→ **What is expected**
Repeat the material verbatim and drop the pictures.

###

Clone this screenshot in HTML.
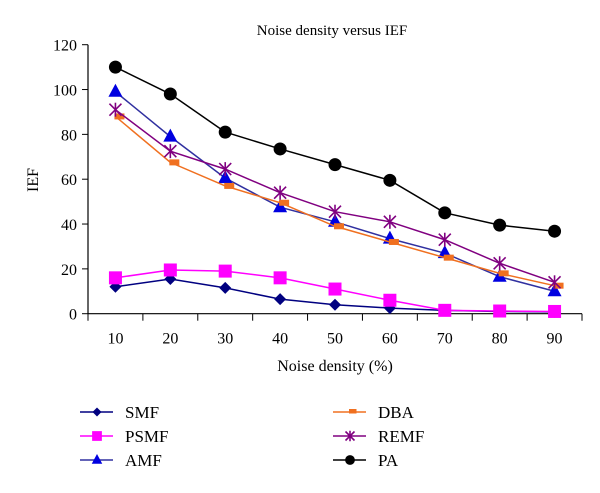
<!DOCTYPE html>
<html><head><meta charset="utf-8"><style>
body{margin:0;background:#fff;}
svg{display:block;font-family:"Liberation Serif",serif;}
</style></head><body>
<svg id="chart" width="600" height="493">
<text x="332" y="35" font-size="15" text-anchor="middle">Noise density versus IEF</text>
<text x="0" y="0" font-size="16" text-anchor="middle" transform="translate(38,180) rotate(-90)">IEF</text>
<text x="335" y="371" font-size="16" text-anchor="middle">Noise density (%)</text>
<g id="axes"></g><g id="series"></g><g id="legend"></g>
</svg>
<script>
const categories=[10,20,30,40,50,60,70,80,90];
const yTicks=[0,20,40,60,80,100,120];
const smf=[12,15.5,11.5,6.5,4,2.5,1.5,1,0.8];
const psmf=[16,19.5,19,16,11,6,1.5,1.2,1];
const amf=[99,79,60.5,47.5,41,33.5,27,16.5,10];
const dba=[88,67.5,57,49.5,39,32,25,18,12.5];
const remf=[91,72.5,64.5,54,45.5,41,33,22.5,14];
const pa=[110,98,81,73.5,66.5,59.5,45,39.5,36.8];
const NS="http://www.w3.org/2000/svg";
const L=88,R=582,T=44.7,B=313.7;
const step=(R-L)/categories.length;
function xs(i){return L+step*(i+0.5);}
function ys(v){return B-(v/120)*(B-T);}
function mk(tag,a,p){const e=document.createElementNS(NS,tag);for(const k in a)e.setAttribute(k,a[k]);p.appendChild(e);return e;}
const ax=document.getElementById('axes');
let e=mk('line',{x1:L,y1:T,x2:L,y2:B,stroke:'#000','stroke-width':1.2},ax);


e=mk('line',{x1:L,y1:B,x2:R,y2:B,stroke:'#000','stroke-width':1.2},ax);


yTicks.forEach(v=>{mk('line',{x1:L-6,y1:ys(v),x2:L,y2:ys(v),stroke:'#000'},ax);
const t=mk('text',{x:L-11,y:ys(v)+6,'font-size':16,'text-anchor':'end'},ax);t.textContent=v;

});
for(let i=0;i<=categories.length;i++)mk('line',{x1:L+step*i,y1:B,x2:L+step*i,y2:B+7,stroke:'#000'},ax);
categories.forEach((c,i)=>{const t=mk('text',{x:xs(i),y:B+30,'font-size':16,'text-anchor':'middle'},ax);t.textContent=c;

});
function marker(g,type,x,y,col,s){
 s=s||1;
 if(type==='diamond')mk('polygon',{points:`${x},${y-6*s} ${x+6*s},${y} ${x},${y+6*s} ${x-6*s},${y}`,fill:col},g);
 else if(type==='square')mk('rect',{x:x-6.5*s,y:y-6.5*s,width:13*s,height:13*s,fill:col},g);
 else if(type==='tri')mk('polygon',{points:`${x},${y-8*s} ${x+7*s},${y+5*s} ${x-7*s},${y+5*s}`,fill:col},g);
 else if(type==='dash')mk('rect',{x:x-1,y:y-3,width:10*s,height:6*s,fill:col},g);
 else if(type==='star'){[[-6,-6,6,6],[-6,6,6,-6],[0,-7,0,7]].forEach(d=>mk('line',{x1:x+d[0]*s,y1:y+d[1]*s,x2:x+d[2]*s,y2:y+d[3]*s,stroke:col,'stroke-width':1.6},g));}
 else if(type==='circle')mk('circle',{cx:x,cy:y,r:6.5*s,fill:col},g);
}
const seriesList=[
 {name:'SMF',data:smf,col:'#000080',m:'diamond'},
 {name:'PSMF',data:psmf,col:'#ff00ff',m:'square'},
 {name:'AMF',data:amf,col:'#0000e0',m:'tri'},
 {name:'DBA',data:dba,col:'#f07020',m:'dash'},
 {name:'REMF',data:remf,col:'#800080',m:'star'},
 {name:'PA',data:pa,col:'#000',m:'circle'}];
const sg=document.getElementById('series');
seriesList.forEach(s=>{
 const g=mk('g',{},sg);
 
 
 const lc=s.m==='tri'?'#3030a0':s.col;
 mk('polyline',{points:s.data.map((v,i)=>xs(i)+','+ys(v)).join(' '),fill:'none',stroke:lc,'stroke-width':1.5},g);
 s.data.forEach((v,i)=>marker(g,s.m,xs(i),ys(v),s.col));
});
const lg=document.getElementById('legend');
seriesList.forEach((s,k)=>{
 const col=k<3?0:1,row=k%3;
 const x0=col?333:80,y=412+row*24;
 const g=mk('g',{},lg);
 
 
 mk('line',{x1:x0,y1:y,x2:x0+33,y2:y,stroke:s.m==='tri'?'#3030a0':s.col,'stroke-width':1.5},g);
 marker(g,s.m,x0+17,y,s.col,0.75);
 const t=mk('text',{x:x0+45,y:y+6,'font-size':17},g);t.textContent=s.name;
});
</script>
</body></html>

###

→ **Final answer**
Clone this screenshot in HTML.
<!DOCTYPE html>
<html><head><meta charset="utf-8"><style>
body{margin:0;background:#fff;}
svg{display:block;font-family:"Liberation Serif",serif;}
</style></head><body>
<svg id="chart" width="600" height="493">
<text x="332" y="35" font-size="15" text-anchor="middle">Noise density versus IEF</text>
<text x="0" y="0" font-size="16" text-anchor="middle" transform="translate(38,180) rotate(-90)">IEF</text>
<text x="335" y="371" font-size="16" text-anchor="middle">Noise density (%)</text>
<g id="axes"></g><g id="series"></g><g id="legend"></g>
</svg>
<script>
const categories=[10,20,30,40,50,60,70,80,90];
const yTicks=[0,20,40,60,80,100,120];
const smf=[12,15.5,11.5,6.5,4,2.5,1.5,1,0.8];
const psmf=[16,19.5,19,16,11,6,1.5,1.2,1];
const amf=[99,79,60.5,47.5,41,33.5,27,16.5,10];
const dba=[88,67.5,57,49.5,39,32,25,18,12.5];
const remf=[91,72.5,64.5,54,45.5,41,33,22.5,14];
const pa=[110,98,81,73.5,66.5,59.5,45,39.5,36.8];
const NS="http://www.w3.org/2000/svg";
const L=88,R=582,T=44.7,B=313.7;
const step=(R-L)/categories.length;
function xs(i){return L+step*(i+0.5);}
function ys(v){return B-(v/120)*(B-T);}
function mk(tag,a,p){const e=document.createElementNS(NS,tag);for(const k in a)e.setAttribute(k,a[k]);p.appendChild(e);return e;}
const ax=document.getElementById('axes');
let e=mk('line',{x1:L,y1:T,x2:L,y2:B,stroke:'#000','stroke-width':1.2},ax);


e=mk('line',{x1:L,y1:B,x2:R,y2:B,stroke:'#000','stroke-width':1.2},ax);


yTicks.forEach(v=>{mk('line',{x1:L-6,y1:ys(v),x2:L,y2:ys(v),stroke:'#000'},ax);
const t=mk('text',{x:L-11,y:ys(v)+6,'font-size':16,'text-anchor':'end'},ax);t.textContent=v;

});
for(let i=0;i<=categories.length;i++)mk('line',{x1:L+step*i,y1:B,x2:L+step*i,y2:B+7,stroke:'#000'},ax);
categories.forEach((c,i)=>{const t=mk('text',{x:xs(i),y:B+30,'font-size':16,'text-anchor':'middle'},ax);t.textContent=c;

});
function marker(g,type,x,y,col,s){
 s=s||1;
 if(type==='diamond')mk('polygon',{points:`${x},${y-6*s} ${x+6*s},${y} ${x},${y+6*s} ${x-6*s},${y}`,fill:col},g);
 else if(type==='square')mk('rect',{x:x-6.5*s,y:y-6.5*s,width:13*s,height:13*s,fill:col},g);
 else if(type==='tri')mk('polygon',{points:`${x},${y-8*s} ${x+7*s},${y+5*s} ${x-7*s},${y+5*s}`,fill:col},g);
 else if(type==='dash')mk('rect',{x:x-1,y:y-3,width:10*s,height:6*s,fill:col},g);
 else if(type==='star'){[[-6,-6,6,6],[-6,6,6,-6],[0,-7,0,7]].forEach(d=>mk('line',{x1:x+d[0]*s,y1:y+d[1]*s,x2:x+d[2]*s,y2:y+d[3]*s,stroke:col,'stroke-width':1.6},g));}
 else if(type==='circle')mk('circle',{cx:x,cy:y,r:6.5*s,fill:col},g);
}
const seriesList=[
 {name:'SMF',data:smf,col:'#000080',m:'diamond'},
 {name:'PSMF',data:psmf,col:'#ff00ff',m:'square'},
 {name:'AMF',data:amf,col:'#0000e0',m:'tri'},
 {name:'DBA',data:dba,col:'#f07020',m:'dash'},
 {name:'REMF',data:remf,col:'#800080',m:'star'},
 {name:'PA',data:pa,col:'#000',m:'circle'}];
const sg=document.getElementById('series');
seriesList.forEach(s=>{
 const g=mk('g',{},sg);
 
 
 const lc=s.m==='tri'?'#3030a0':s.col;
 mk('polyline',{points:s.data.map((v,i)=>xs(i)+','+ys(v)).join(' '),fill:'none',stroke:lc,'stroke-width':1.5},g);
 s.data.forEach((v,i)=>marker(g,s.m,xs(i),ys(v),s.col));
});
const lg=document.getElementById('legend');
seriesList.forEach((s,k)=>{
 const col=k<3?0:1,row=k%3;
 const x0=col?333:80,y=412+row*24;
 const g=mk('g',{},lg);
 
 
 mk('line',{x1:x0,y1:y,x2:x0+33,y2:y,stroke:s.m==='tri'?'#3030a0':s.col,'stroke-width':1.5},g);
 marker(g,s.m,x0+17,y,s.col,0.75);
 const t=mk('text',{x:x0+45,y:y+6,'font-size':17},g);t.textContent=s.name;
});
</script>
</body></html>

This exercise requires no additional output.